▼▼▼
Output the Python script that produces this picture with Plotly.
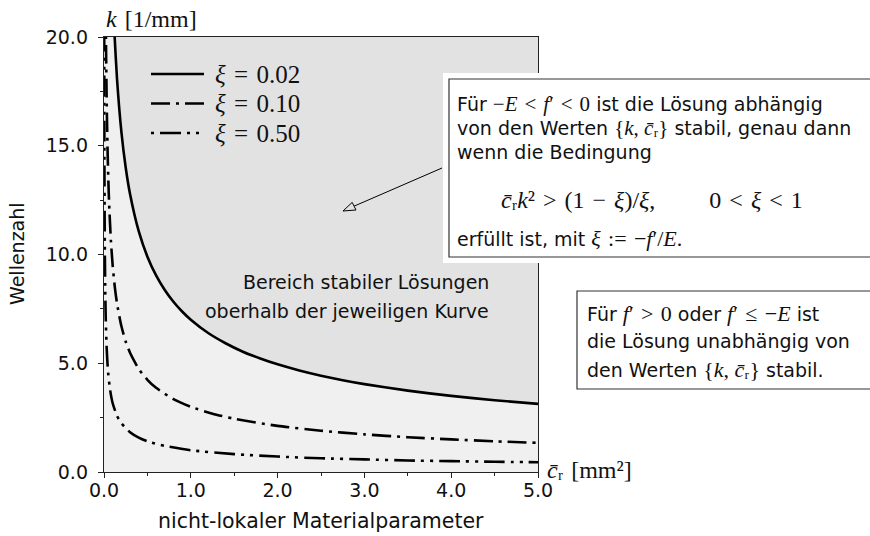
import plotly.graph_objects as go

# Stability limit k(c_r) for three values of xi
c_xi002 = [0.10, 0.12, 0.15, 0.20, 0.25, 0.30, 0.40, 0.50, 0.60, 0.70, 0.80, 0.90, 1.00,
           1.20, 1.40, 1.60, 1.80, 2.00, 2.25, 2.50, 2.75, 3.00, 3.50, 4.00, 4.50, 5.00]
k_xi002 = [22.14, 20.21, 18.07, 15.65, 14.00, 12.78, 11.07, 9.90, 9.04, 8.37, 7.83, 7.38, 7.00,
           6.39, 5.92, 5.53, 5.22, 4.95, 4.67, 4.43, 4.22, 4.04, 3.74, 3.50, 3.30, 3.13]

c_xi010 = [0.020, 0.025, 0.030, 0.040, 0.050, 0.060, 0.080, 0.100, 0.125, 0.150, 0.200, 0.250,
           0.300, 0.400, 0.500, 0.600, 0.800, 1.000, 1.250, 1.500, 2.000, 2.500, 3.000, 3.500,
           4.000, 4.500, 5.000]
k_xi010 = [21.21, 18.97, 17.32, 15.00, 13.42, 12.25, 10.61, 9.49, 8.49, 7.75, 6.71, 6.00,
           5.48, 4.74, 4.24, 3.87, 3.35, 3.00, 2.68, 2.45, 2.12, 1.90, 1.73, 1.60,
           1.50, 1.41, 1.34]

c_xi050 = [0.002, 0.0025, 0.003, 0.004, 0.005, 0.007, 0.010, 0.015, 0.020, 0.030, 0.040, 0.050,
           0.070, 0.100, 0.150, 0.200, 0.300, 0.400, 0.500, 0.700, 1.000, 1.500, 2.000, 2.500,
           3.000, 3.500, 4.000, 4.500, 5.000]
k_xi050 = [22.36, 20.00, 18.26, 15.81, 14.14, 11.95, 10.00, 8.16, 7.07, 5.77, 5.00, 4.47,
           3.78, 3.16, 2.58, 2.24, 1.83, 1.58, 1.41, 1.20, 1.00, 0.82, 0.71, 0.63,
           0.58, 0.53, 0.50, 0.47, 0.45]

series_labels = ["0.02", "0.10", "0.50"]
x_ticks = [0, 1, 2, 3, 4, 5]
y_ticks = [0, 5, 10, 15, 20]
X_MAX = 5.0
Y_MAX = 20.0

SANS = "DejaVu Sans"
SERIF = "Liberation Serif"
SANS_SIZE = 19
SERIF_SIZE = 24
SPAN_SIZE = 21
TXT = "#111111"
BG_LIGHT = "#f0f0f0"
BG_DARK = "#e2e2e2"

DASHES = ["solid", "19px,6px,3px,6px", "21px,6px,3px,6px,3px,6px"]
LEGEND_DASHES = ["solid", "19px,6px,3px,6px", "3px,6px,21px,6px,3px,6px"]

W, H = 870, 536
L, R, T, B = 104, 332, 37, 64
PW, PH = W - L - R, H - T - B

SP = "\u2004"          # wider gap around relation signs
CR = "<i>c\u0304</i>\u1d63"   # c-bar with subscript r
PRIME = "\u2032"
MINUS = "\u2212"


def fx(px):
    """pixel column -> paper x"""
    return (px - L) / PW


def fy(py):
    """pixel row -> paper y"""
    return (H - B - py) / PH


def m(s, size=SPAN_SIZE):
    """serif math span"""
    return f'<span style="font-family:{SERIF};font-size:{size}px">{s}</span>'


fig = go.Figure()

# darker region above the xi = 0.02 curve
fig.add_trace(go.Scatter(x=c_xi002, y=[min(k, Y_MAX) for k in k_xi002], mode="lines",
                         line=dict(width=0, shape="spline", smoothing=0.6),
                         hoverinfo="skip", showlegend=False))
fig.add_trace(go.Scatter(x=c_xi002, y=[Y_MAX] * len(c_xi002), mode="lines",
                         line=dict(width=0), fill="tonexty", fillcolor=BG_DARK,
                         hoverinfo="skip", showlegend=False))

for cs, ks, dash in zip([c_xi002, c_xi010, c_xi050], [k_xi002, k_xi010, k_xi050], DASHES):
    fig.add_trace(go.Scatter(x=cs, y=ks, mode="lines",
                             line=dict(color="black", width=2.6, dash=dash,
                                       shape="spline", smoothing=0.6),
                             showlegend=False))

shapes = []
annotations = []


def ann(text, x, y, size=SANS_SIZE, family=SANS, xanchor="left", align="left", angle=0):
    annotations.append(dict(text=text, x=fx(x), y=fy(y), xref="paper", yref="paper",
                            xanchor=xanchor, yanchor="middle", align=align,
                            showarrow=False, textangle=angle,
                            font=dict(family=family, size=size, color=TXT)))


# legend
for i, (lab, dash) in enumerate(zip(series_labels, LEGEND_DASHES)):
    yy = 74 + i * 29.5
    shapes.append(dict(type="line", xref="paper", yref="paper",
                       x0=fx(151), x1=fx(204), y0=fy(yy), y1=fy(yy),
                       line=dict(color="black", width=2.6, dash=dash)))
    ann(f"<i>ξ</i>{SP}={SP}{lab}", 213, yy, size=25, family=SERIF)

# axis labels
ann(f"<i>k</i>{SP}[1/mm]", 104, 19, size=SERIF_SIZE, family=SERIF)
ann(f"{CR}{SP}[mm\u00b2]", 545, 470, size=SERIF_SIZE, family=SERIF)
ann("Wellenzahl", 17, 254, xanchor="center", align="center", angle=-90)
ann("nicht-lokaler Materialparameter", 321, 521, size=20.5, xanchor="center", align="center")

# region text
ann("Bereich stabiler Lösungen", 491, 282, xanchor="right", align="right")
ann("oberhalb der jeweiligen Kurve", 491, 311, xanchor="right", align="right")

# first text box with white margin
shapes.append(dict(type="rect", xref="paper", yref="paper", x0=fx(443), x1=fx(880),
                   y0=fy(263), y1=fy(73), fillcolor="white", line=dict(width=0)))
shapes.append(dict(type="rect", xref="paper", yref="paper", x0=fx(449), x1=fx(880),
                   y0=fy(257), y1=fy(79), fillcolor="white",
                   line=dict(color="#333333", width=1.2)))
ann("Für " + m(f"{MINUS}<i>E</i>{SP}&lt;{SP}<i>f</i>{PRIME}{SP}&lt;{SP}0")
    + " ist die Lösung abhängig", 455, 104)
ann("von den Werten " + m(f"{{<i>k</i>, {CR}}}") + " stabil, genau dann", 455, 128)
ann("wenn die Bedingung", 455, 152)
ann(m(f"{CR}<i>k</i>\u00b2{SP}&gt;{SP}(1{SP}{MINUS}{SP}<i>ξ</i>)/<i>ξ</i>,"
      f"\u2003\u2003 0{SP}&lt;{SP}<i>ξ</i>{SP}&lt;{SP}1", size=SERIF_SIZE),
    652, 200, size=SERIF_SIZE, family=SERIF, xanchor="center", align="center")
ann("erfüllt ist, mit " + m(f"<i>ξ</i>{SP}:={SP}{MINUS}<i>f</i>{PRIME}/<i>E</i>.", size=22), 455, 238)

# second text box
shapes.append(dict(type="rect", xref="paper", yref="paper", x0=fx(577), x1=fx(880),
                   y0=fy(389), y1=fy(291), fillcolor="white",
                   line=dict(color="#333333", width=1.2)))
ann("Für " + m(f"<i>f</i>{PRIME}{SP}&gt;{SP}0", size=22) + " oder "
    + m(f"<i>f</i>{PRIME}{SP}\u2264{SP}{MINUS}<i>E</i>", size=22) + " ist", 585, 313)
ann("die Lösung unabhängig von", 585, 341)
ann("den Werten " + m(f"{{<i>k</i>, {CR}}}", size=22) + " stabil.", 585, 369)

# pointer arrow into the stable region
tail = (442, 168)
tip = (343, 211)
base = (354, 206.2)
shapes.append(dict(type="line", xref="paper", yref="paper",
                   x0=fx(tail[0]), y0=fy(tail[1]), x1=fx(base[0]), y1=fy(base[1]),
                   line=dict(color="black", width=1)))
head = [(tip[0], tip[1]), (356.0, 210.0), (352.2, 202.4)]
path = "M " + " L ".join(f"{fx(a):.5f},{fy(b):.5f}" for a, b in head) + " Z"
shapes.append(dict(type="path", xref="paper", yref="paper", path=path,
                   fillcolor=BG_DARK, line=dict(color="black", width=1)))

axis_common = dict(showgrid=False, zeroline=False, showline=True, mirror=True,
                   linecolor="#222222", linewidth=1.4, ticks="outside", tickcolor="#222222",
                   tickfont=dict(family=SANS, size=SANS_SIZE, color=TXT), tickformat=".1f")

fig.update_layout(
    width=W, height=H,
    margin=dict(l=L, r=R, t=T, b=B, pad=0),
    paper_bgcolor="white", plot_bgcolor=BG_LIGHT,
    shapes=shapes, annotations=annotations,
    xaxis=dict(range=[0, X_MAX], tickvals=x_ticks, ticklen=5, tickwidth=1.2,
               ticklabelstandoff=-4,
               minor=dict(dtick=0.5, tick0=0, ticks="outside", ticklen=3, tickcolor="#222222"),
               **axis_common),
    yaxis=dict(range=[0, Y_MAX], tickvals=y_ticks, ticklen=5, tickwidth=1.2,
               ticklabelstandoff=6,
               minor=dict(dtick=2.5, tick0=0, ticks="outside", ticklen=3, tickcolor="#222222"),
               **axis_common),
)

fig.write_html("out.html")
▲▲▲
■ **EXERCISE GOAL**
Go from the first line of the listing to the line holding "1.50, 1.41, 1.34]" and, please, transcribe those lines exactly, both included, with no pictures.

■ **EXERCISE ANSWER**
Output the Python script that produces this picture with Plotly.
import plotly.graph_objects as go

# Stability limit k(c_r) for three values of xi
c_xi002 = [0.10, 0.12, 0.15, 0.20, 0.25, 0.30, 0.40, 0.50, 0.60, 0.70, 0.80, 0.90, 1.00,
           1.20, 1.40, 1.60, 1.80, 2.00, 2.25, 2.50, 2.75, 3.00, 3.50, 4.00, 4.50, 5.00]
k_xi002 = [22.14, 20.21, 18.07, 15.65, 14.00, 12.78, 11.07, 9.90, 9.04, 8.37, 7.83, 7.38, 7.00,
           6.39, 5.92, 5.53, 5.22, 4.95, 4.67, 4.43, 4.22, 4.04, 3.74, 3.50, 3.30, 3.13]

c_xi010 = [0.020, 0.025, 0.030, 0.040, 0.050, 0.060, 0.080, 0.100, 0.125, 0.150, 0.200, 0.250,
           0.300, 0.400, 0.500, 0.600, 0.800, 1.000, 1.250, 1.500, 2.000, 2.500, 3.000, 3.500,
           4.000, 4.500, 5.000]
k_xi010 = [21.21, 18.97, 17.32, 15.00, 13.42, 12.25, 10.61, 9.49, 8.49, 7.75, 6.71, 6.00,
           5.48, 4.74, 4.24, 3.87, 3.35, 3.00, 2.68, 2.45, 2.12, 1.90, 1.73, 1.60,
           1.50, 1.41, 1.34]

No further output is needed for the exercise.